Likewise, attempts to point out that the EU is not a free-trade agreement but a conspiracy to confiscate national sovereignty have been vilified not only by progressives committed to trans-national government but also by prominent Tories, who have devoted their energies over a lifetime to reinforcing the lies told by Edward Heath and have no intention of changing now. The absurd insults hurled at UKIP and its supporters have at last done their work, and the Conservative Party has been forced to wake up to the fact that you can no longer conceal the truth from the people. Membership of the EU brings benefits. But it also means that our borders are now infinitely porous, that our national assets (the welfare system included) are no longer ours, and that our government is powerless to pursue the national interest. It is not as though this is true only now: it has been true since the ‘Single European Act’ forced through Parliament for no clear reason by Margaret Thatcher. Indeed it was true from the beginning and is the reason why Jean Monnet insisted that the European project should advance behind a sequence of disguises, beginning with the ‘Coal and Steel Community’ of 1951. But efforts to conceal the truth have at last broken down, and these lies woven by our parents and grandparents can be repeated only in an ironical tone of voice.
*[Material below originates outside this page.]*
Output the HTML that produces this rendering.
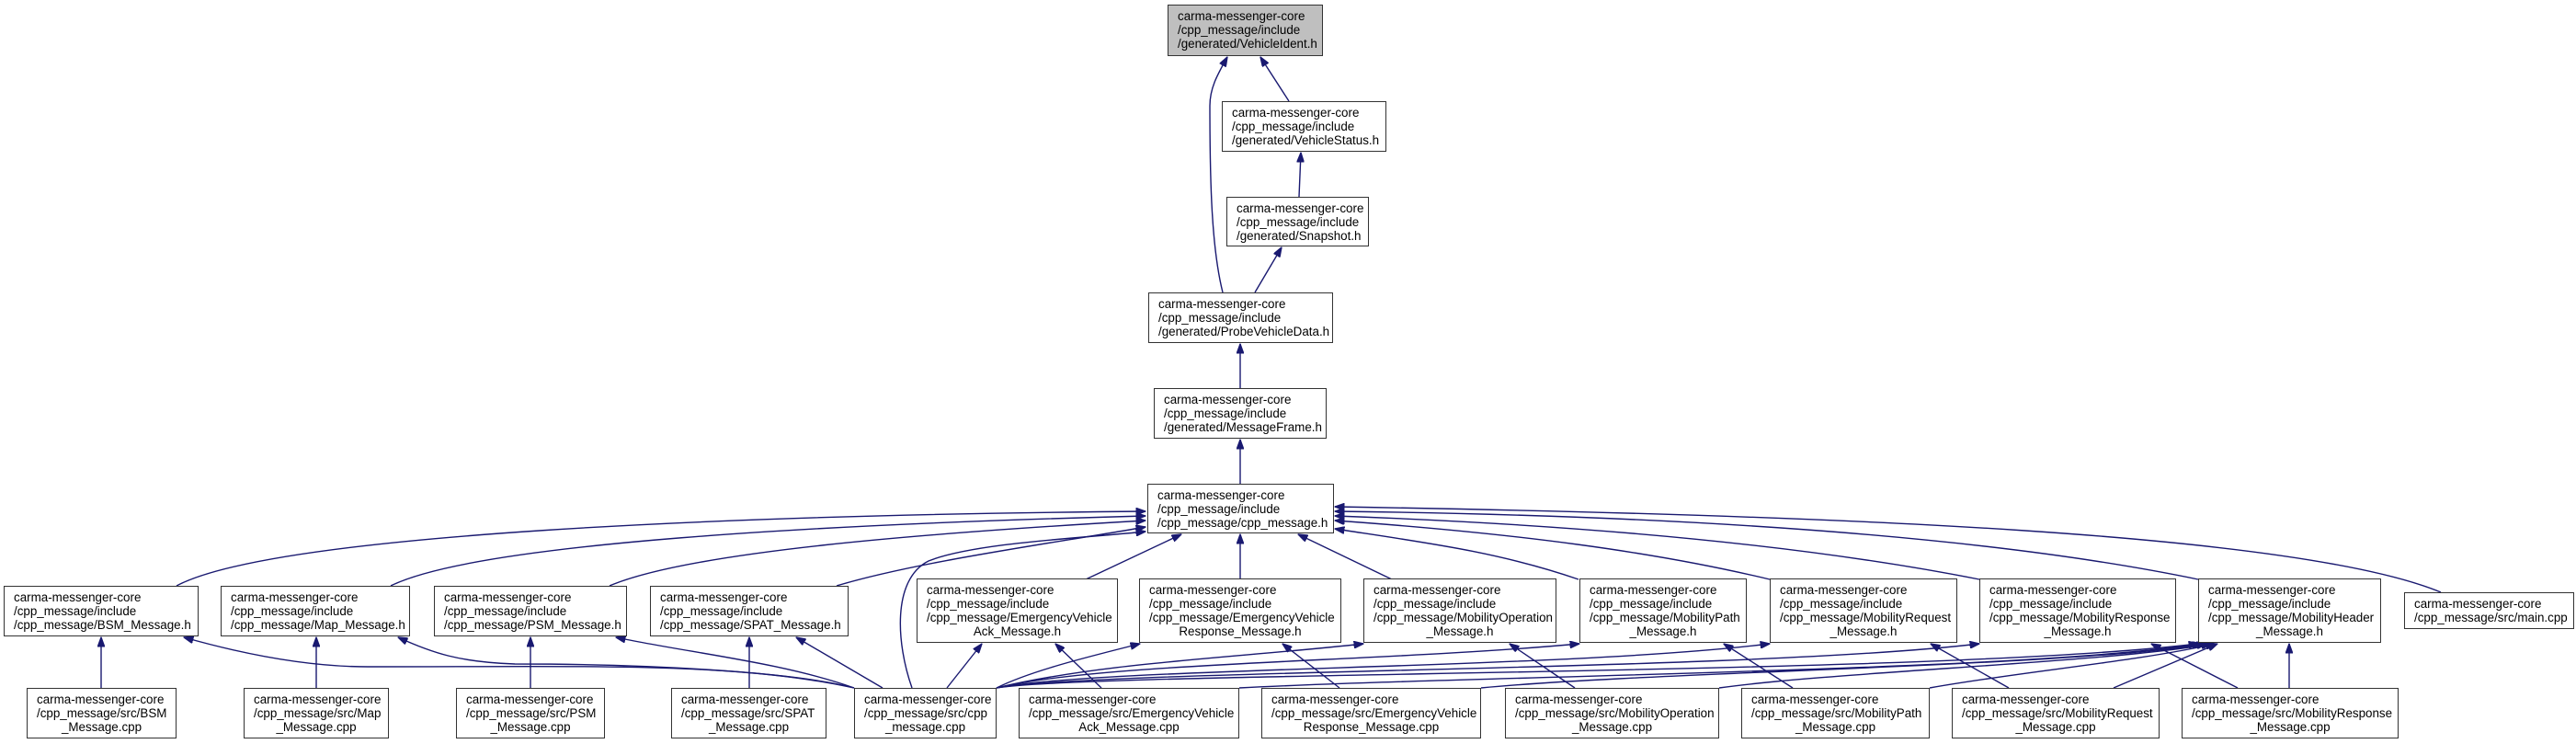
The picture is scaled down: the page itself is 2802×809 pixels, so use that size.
<!DOCTYPE html>
<html><head><meta charset="utf-8"><style>
html,body{margin:0;padding:0;background:#fff;}
body{width:2802px;height:809px;position:relative;overflow:hidden;font-family:"Liberation Sans",Arial,sans-serif;}
.b{position:absolute;box-sizing:border-box;border:1.5px solid #333;background:#fff;font-size:13.4px;line-height:15px;padding:4px 0 0 10px;color:#000;white-space:nowrap;}
.c{display:block;text-align:center;padding-right:10px;}
svg{position:absolute;left:0;top:0;}
</style></head><body>
<svg width="2802" height="809" viewBox="0 0 2802 809">
<defs><marker id="a" markerWidth="11" markerHeight="8" refX="10.5" refY="4" orient="auto" markerUnits="userSpaceOnUse"><path d="M0,0 L11,4 L0,8 z" fill="#191970" stroke="#191970"/></marker></defs>
<g fill="none" stroke="#191970" stroke-width="1.4" marker-end="url(#a)">
<path d="M1402,110 L1371,62"/>
<path d="M1330,318 C1318,270 1316,200 1316,115 C1316,95 1325,80 1335,62"/>
<path d="M1413,214 L1415,166"/>
<path d="M1365,318 L1394,269"/>
<path d="M1349,422 L1349,374"/>
<path d="M1349,526 L1349,478"/>
<path d="M192,637 C300,580 800,560 1246,556"/>
<path d="M425,637 C520,590 900,570 1246,561"/>
<path d="M663,637 C750,600 1000,580 1246,566"/>
<path d="M910,637 C1000,610 1150,590 1246,573"/>
<path d="M992,748 C975,700 970,630 1010,610 C1060,590 1180,585 1246,578"/>
<path d="M1181,630 L1285,581"/>
<path d="M1349,630 L1349,581"/>
<path d="M1514,630 L1412,581"/>
<path d="M1717,630 C1630,600 1550,590 1452,575"/>
<path d="M1925,630 C1800,600 1650,580 1452,566"/>
<path d="M2153,630 C1950,590 1700,570 1452,561"/>
<path d="M2391,630 C2150,580 1800,560 1452,556"/>
<path d="M2655,644 C2500,580 2000,560 1452,551"/>
<path d="M110,748 L110,693"/>
<path d="M344,748 L344,693"/>
<path d="M577,748 L577,693"/>
<path d="M815,748 L815,693"/>
<path d="M929,748 C800,720 650,725 400,725 C330,725 260,710 200,693"/>
<path d="M929,748 C860,730 700,722 560,722 C500,720 470,710 433,693"/>
<path d="M929,748 C850,720 750,710 670,693"/>
<path d="M960,748 L866,693"/>
<path d="M1030,748 L1068,700"/>
<path d="M1198,748 L1148,700"/>
<path d="M1084,748 C1120,730 1180,715 1240,700"/>
<path d="M1457,748 L1395,700"/>
<path d="M1084,748 C1200,720 1350,715 1483,700"/>
<path d="M1713,748 L1642,700"/>
<path d="M1084,748 C1200,720 1500,720 1718,700"/>
<path d="M1950,748 L1875,700"/>
<path d="M1084,748 C1200,725 1700,728 1925,700"/>
<path d="M1084,748 C1200,728 1900,730 2153,700"/>
<path d="M1084,748 C1200,730 2100,735 2391,700"/>
<path d="M2185,748 L2100,700"/>
<path d="M2434,748 L2340,700"/>
<path d="M2490,748 L2490,700"/>
<path d="M1348,748 C1600,735 2200,730 2395,700"/>
<path d="M1611,748 C1800,730 2250,725 2400,700"/>
<path d="M1870,748 C2000,730 2300,720 2405,700"/>
<path d="M2099,748 C2200,730 2320,720 2410,700"/>
<path d="M2299,748 L2412,700"/>
</g>
</svg>
<div class="b" style="left:1270px;top:5px;width:169px;height:56px;background:#bfbfbf">carma-messenger-core<br>/cpp_message/include<br>/generated/VehicleIdent.h</div>
<div class="b" style="left:1329px;top:110px;width:179px;height:55px">carma-messenger-core<br>/cpp_message/include<br>/generated/VehicleStatus.h</div>
<div class="b" style="left:1334px;top:214px;width:155px;height:54px">carma-messenger-core<br>/cpp_message/include<br>/generated/Snapshot.h</div>
<div class="b" style="left:1249px;top:318px;width:201px;height:55px">carma-messenger-core<br>/cpp_message/include<br>/generated/ProbeVehicleData.h</div>
<div class="b" style="left:1255px;top:422px;width:188px;height:55px">carma-messenger-core<br>/cpp_message/include<br>/generated/MessageFrame.h</div>
<div class="b" style="left:1248px;top:526px;width:203px;height:54px">carma-messenger-core<br>/cpp_message/include<br>/cpp_message/cpp_message.h</div>

<div class="b" style="left:4px;top:637px;width:212px;height:55px">carma-messenger-core<br>/cpp_message/include<br>/cpp_message/BSM_Message.h</div>
<div class="b" style="left:240px;top:637px;width:206px;height:55px">carma-messenger-core<br>/cpp_message/include<br>/cpp_message/Map_Message.h</div>
<div class="b" style="left:472px;top:637px;width:210px;height:55px">carma-messenger-core<br>/cpp_message/include<br>/cpp_message/PSM_Message.h</div>
<div class="b" style="left:707px;top:637px;width:216px;height:55px">carma-messenger-core<br>/cpp_message/include<br>/cpp_message/SPAT_Message.h</div>
<div class="b" style="left:997px;top:629px;width:219px;height:70px">carma-messenger-core<br>/cpp_message/include<br>/cpp_message/EmergencyVehicle<span class="c">Ack_Message.h</span></div>
<div class="b" style="left:1239px;top:629px;width:220px;height:70px">carma-messenger-core<br>/cpp_message/include<br>/cpp_message/EmergencyVehicle<span class="c">Response_Message.h</span></div>
<div class="b" style="left:1483px;top:629px;width:210px;height:70px">carma-messenger-core<br>/cpp_message/include<br>/cpp_message/MobilityOperation<span class="c">_Message.h</span></div>
<div class="b" style="left:1718px;top:629px;width:182px;height:70px">carma-messenger-core<br>/cpp_message/include<br>/cpp_message/MobilityPath<span class="c">_Message.h</span></div>
<div class="b" style="left:1925px;top:629px;width:204px;height:70px">carma-messenger-core<br>/cpp_message/include<br>/cpp_message/MobilityRequest<span class="c">_Message.h</span></div>
<div class="b" style="left:2153px;top:629px;width:214px;height:70px">carma-messenger-core<br>/cpp_message/include<br>/cpp_message/MobilityResponse<span class="c">_Message.h</span></div>
<div class="b" style="left:2391px;top:629px;width:199px;height:70px">carma-messenger-core<br>/cpp_message/include<br>/cpp_message/MobilityHeader<span class="c">_Message.h</span></div>
<div class="b" style="left:2615px;top:644px;width:185px;height:40px">carma-messenger-core<br>/cpp_message/src/main.cpp</div>

<div class="b" style="left:29px;top:748px;width:163px;height:55px">carma-messenger-core<br>/cpp_message/src/BSM<span class="c">_Message.cpp</span></div>
<div class="b" style="left:265px;top:748px;width:158px;height:55px">carma-messenger-core<br>/cpp_message/src/Map<span class="c">_Message.cpp</span></div>
<div class="b" style="left:496px;top:748px;width:162px;height:55px">carma-messenger-core<br>/cpp_message/src/PSM<span class="c">_Message.cpp</span></div>
<div class="b" style="left:730px;top:748px;width:169px;height:55px">carma-messenger-core<br>/cpp_message/src/SPAT<span class="c">_Message.cpp</span></div>
<div class="b" style="left:929px;top:748px;width:155px;height:55px">carma-messenger-core<br>/cpp_message/src/cpp<span class="c">_message.cpp</span></div>
<div class="b" style="left:1108px;top:748px;width:240px;height:55px">carma-messenger-core<br>/cpp_message/src/EmergencyVehicle<span class="c">Ack_Message.cpp</span></div>
<div class="b" style="left:1372px;top:748px;width:239px;height:55px">carma-messenger-core<br>/cpp_message/src/EmergencyVehicle<span class="c">Response_Message.cpp</span></div>
<div class="b" style="left:1637px;top:748px;width:233px;height:55px">carma-messenger-core<br>/cpp_message/src/MobilityOperation<span class="c">_Message.cpp</span></div>
<div class="b" style="left:1894px;top:748px;width:205px;height:55px">carma-messenger-core<br>/cpp_message/src/MobilityPath<span class="c">_Message.cpp</span></div>
<div class="b" style="left:2123px;top:748px;width:226px;height:55px">carma-messenger-core<br>/cpp_message/src/MobilityRequest<span class="c">_Message.cpp</span></div>
<div class="b" style="left:2373px;top:748px;width:236px;height:55px">carma-messenger-core<br>/cpp_message/src/MobilityResponse<span class="c">_Message.cpp</span></div>
</body></html>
So two great lies have lost their dominion, and truth stands bare and shocking in their place. The question is: what are our politicians going to do about it? And the answer is that they haven’t a clue. If the Conservative Party had based itself in a conservative philosophy, with national sovereignty and social continuity as its cornerstones, it would have known what to say and what to do a long while back. If the Labour Party had remained true to its core constituents among the English and Welsh working class, it would have been able to confess to what is happening to those constituents’ towns and schools. But in both cases the comfortable lie has displaced the uncomfortable truth. And all that is left, now that the lie can no longer be repeated, is bluster and incrimination.